Problem to solve
Take the data below and copy exactly the lines starting at the one with "Convert this chart to matplotlib code." and finishing at the one with "ax = fig.add_axes([0, 0, 1, 1])", both included.

Information shown
________

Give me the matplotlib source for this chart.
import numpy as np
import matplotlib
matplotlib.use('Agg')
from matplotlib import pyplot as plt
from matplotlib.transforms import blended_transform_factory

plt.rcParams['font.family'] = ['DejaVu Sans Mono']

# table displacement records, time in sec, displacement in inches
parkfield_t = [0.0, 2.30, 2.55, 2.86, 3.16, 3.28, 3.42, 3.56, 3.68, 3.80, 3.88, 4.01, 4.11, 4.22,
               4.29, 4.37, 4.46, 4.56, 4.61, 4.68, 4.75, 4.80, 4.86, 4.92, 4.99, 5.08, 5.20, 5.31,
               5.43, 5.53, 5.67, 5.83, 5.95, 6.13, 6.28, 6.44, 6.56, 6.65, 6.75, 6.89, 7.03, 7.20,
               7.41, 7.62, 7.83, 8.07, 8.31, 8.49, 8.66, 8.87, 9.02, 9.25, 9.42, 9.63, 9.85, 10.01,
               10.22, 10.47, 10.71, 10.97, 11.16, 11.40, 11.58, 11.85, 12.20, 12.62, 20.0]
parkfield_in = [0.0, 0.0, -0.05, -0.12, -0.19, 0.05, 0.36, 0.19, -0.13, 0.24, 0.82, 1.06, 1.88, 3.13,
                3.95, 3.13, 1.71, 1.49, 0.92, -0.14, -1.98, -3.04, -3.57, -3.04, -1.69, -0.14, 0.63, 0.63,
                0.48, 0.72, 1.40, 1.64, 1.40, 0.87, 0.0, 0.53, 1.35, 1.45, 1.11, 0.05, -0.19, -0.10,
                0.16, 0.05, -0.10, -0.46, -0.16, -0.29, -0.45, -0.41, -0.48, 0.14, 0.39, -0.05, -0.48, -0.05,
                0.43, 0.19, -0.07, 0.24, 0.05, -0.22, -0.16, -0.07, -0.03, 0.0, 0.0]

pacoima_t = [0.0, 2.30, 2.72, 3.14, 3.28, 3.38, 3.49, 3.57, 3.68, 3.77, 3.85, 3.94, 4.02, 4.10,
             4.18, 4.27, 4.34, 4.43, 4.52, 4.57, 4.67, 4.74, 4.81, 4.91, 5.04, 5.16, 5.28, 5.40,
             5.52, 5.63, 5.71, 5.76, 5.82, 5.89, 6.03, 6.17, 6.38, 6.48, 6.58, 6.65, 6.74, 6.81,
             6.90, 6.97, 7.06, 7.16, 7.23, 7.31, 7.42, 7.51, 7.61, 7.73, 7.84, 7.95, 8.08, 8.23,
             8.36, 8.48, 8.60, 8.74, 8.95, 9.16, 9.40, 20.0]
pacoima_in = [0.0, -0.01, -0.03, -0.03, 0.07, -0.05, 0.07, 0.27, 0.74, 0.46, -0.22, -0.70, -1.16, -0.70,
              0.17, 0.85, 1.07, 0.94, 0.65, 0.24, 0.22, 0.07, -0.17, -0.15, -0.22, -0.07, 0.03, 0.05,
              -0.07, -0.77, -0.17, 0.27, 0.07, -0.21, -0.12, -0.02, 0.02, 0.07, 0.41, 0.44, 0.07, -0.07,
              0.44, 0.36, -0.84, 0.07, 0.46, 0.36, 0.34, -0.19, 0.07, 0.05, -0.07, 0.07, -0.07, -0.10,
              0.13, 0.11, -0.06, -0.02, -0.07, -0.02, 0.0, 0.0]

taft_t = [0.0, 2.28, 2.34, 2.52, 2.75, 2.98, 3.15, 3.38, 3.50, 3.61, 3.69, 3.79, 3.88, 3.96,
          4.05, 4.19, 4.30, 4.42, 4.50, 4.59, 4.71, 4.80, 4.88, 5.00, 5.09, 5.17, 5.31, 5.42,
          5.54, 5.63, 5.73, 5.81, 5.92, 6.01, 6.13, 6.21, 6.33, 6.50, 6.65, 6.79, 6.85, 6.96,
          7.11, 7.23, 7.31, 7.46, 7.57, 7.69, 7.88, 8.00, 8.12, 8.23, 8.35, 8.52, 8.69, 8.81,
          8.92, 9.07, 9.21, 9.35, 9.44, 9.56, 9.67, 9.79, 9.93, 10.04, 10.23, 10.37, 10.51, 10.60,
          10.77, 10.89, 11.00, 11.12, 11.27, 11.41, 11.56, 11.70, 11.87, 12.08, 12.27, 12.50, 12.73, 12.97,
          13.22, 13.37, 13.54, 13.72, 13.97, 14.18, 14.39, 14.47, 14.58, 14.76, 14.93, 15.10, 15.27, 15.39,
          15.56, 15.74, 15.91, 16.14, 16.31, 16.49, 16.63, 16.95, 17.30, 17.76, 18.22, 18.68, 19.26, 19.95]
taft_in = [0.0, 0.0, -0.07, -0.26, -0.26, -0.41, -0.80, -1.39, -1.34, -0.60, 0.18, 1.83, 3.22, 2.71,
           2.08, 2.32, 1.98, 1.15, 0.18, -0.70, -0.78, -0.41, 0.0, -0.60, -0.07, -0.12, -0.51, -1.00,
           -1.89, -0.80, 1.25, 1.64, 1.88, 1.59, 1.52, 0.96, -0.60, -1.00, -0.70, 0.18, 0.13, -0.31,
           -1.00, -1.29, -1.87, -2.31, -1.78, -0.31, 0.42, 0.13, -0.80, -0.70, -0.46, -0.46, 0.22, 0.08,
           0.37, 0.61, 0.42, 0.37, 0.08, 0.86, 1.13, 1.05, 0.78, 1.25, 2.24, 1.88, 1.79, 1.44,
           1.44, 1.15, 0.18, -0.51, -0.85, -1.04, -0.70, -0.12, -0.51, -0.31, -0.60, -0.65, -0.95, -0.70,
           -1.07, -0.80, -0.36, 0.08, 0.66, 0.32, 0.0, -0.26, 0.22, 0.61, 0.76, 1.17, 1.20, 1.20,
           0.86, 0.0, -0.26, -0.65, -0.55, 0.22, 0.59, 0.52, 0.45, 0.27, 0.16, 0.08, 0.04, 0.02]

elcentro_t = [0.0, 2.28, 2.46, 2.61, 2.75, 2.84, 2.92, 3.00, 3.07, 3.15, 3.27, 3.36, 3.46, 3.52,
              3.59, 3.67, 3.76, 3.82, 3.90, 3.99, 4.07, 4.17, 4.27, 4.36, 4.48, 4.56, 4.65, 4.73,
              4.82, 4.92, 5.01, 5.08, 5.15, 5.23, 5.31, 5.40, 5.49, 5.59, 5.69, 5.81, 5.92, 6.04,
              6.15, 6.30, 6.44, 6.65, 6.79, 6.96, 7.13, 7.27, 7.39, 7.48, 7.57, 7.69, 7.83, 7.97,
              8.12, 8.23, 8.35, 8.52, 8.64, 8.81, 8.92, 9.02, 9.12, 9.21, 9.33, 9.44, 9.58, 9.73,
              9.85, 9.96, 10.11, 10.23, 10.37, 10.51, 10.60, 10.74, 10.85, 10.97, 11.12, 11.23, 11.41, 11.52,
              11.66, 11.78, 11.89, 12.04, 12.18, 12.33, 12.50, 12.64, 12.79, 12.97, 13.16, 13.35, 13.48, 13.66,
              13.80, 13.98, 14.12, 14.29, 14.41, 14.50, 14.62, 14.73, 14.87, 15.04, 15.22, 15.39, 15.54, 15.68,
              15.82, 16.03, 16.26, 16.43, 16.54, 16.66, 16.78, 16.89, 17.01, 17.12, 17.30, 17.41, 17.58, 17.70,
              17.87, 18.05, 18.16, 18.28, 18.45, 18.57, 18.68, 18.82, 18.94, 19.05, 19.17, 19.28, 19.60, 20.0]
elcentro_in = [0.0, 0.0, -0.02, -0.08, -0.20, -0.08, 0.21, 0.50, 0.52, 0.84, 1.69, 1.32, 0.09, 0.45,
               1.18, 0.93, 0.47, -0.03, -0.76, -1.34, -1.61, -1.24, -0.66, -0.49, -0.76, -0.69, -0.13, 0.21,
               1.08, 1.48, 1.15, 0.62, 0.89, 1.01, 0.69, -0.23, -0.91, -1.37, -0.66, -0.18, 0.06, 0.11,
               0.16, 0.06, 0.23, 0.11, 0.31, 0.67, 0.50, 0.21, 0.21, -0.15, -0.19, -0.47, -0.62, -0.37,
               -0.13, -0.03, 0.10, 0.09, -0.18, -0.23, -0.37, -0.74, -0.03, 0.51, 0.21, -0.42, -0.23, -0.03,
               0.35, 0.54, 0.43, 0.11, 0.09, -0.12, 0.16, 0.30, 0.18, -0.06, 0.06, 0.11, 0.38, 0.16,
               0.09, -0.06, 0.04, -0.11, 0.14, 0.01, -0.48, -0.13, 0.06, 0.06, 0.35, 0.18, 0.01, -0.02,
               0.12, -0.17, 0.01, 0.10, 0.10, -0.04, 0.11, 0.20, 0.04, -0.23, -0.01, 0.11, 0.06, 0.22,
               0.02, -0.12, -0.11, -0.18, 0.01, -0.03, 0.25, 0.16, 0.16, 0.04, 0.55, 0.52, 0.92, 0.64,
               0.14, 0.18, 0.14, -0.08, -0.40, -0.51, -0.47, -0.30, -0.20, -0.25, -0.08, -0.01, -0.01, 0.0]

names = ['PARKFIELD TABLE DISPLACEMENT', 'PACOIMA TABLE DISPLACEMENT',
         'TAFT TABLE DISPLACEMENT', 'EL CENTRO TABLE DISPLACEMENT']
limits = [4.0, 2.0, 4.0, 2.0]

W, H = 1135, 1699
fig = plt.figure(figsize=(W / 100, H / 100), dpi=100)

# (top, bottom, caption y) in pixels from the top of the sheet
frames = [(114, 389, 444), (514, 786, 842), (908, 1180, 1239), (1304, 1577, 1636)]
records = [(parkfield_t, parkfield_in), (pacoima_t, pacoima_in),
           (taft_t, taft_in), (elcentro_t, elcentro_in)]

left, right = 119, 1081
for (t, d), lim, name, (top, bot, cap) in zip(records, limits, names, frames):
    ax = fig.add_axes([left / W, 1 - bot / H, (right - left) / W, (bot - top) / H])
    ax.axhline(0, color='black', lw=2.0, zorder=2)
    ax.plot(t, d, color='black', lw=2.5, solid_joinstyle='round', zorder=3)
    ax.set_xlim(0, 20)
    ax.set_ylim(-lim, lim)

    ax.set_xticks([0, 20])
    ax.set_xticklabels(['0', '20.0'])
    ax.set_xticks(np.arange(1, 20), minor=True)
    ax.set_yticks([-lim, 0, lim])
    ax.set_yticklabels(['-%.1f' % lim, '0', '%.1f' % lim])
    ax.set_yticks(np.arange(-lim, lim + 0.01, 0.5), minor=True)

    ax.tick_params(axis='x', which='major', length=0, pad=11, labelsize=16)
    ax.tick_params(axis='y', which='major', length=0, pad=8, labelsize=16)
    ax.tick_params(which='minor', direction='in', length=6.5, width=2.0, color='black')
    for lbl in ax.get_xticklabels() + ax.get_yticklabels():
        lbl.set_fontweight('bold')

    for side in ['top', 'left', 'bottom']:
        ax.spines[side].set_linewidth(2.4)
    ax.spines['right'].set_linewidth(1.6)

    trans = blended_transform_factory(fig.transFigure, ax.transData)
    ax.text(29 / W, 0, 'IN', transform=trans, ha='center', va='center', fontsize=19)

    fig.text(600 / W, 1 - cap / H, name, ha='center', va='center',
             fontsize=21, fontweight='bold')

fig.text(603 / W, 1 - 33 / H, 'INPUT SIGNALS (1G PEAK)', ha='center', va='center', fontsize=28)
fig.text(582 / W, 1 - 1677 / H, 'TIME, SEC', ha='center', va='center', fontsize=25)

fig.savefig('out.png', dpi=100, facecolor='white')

________

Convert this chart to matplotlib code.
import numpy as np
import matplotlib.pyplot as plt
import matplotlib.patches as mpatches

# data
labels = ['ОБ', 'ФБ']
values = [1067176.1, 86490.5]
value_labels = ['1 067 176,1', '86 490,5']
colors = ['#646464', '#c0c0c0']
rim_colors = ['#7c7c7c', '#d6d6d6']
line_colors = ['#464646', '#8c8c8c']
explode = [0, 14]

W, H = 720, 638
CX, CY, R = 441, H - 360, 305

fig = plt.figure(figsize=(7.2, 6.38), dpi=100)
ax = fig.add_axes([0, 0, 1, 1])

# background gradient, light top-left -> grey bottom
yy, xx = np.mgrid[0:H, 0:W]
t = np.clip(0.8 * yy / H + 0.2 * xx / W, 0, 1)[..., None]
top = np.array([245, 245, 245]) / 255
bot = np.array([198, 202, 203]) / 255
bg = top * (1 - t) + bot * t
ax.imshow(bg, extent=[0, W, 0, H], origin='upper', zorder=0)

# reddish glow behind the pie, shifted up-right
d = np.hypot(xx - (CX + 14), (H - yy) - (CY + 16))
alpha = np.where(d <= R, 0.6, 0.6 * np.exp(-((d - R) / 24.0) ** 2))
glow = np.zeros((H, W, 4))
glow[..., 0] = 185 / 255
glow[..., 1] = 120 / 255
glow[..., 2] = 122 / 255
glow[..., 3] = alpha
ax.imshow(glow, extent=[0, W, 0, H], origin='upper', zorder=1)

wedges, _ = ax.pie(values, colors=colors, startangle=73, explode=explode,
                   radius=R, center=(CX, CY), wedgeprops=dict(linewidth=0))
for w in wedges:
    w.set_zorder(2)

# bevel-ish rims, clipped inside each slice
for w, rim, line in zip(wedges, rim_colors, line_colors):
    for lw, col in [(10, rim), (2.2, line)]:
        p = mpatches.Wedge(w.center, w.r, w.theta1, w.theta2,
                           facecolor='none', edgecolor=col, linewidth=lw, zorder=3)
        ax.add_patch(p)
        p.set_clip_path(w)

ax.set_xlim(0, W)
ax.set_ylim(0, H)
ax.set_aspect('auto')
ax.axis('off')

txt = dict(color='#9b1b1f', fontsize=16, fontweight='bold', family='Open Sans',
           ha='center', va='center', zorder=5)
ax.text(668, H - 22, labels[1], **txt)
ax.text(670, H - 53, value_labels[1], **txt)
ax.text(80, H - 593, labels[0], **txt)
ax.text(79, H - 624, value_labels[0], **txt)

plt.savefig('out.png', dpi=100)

________

Result of the task
Convert this chart to matplotlib code.
import numpy as np
import matplotlib.pyplot as plt
import matplotlib.patches as mpatches

# data
labels = ['ОБ', 'ФБ']
values = [1067176.1, 86490.5]
value_labels = ['1 067 176,1', '86 490,5']
colors = ['#646464', '#c0c0c0']
rim_colors = ['#7c7c7c', '#d6d6d6']
line_colors = ['#464646', '#8c8c8c']
explode = [0, 14]

W, H = 720, 638
CX, CY, R = 441, H - 360, 305

fig = plt.figure(figsize=(7.2, 6.38), dpi=100)
ax = fig.add_axes([0, 0, 1, 1])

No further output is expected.